Megin-giord.—A magic belt worn by the god Thor. He once proposed to show his strength by lifting great weights, but when challenged to pick up the giant’s cat, he tugged and strained, only to succeed in raising one paw from the floor, although he had taken the precaution to enhance his strength as much as possible by tightening his belt Megin-giord.
Meleager (mel-e-ā´ger).—Son of Œneus, king of Calydon; was one of the Argonauts, and also the leader of the heroes who took part in the celebrated Calydonian boar hunt. See “[Calydon].”
Melicerta (mel-i-ser’ta), or Melicertes.—Son of Ino and Athamas. When Athamas was seized with madness he pursued Ino and Melicertes, who in order to escape had to throw themselves into the sea, whereupon both were changed into marine deities. Ino becoming Leucothea, and Melicertes a sea-god, called by the Greeks Palaemon, and by the Romans Portunus.
Melos (mē´los).—An island in the Ægean Sea, and the most southwesterly of the Cyclades. It is now called Milo, and here was found the celebrated statue known as the “Venus of Milo.” See “[Venus].”
Melpomene (mel-pom’en-ā).—The muse of tragedy. See “[Musæ].”
Memnon (mem’nōn).—The handsome son of Tithonus and Aurora; was king of the Ethiopians. He went to the aid of Priam, king of Troy, towards the end of the Trojan war, but was slain by Achilles. His colossal marble statue at Thebes (which, however, in reality represented the Egyptian king Amenophis) when struck by the first rays of the rising sun was said to emit a sound resembling that of a plucked string.
Menelaus (men-e-lā´us).—Son of Atreus, the husband of the beautiful Helen and father of Hermione; king of Lacedæmon (or Sparta), younger brother of Agamemnon. [Paris] (q.v.), having been promised the most beautiful woman in the world for his wife, sailed to Greece under the protection of Venus, and was hospitably received in the palace of Menelaus at Sparta. Here he succeeded in carrying off Helen, and thus arose the Trojan war, the object of which was to recover Helen. In the Trojan war Menelaus met Paris in single combat, and would have killed him had he not been carried off in a cloud by Venus. After the death of Paris, Helen married his brother Deiphobus, who was barbarously put to death by Menelaus at the taking of Troy. Helen secretly introduced Menelaus into the chamber of Deiphobus, and thus became reconciled to him. Menelaus and Helen then sailed away from Troy, and after eight years’ wandering about the shores of the Mediterranean finally reached Sparta, where they passed the rest of their lives in peace and wealth.

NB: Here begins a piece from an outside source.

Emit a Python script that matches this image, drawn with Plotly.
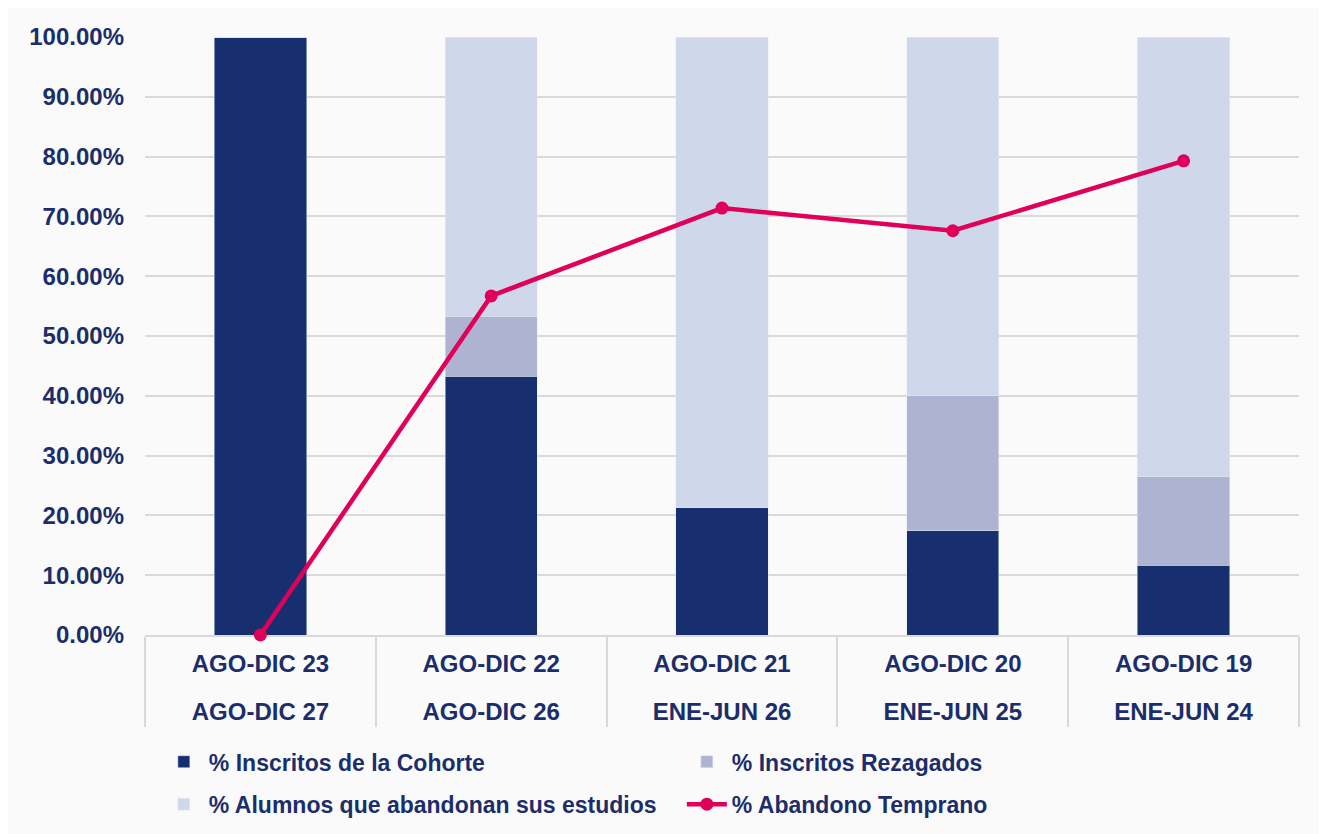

Mentor (men’tor).—The faithful friend of Ulysses.
Mephistopheles.—One of the seven chief devils in the old demonology, the second of the fallen archangels, and the most powerful of the infernal legionaries after Satan. He figures in the old legend of Dr. Faustus as the familiar spirit of that magician. To modern readers he is chiefly known as the cold, scoffing, relentless fiend of Goethe’s Faust, and the attendant demon in Marlowe’s Faustus.
Mercurius (mer-kū´ri-us), or Mercury (mer´kū-ri), called Hermes (her´mēz) by the Greeks.—Son of Jupiter and Maia; the messenger of the gods, and the god of commerce and gain. As the herald of the gods, he was the god of eloquence. He was the god of prudence and cunning, also of fraud and theft. Being the messenger of the gods, he was likewise looked upon as the god of roads who protected travelers; and was the god of music and of chemistry, hence the words hermetic, hermetically (sealed). He was employed by the gods to conduct departed souls to the lower world. He invented the lyre, which he first made by stretching strings across the shell of a tortoise. The palm tree, the tortoise, the number 4, and several kinds of fish were sacred to him. He is generally represented with a hat having two wings; a pair of winged sandals, which carried him with the speed of wind across land and sea; and, as messenger of the gods, he carries in his hand a wand or caduceus (ka-dū´se-us), having two serpents intertwined at one end of it.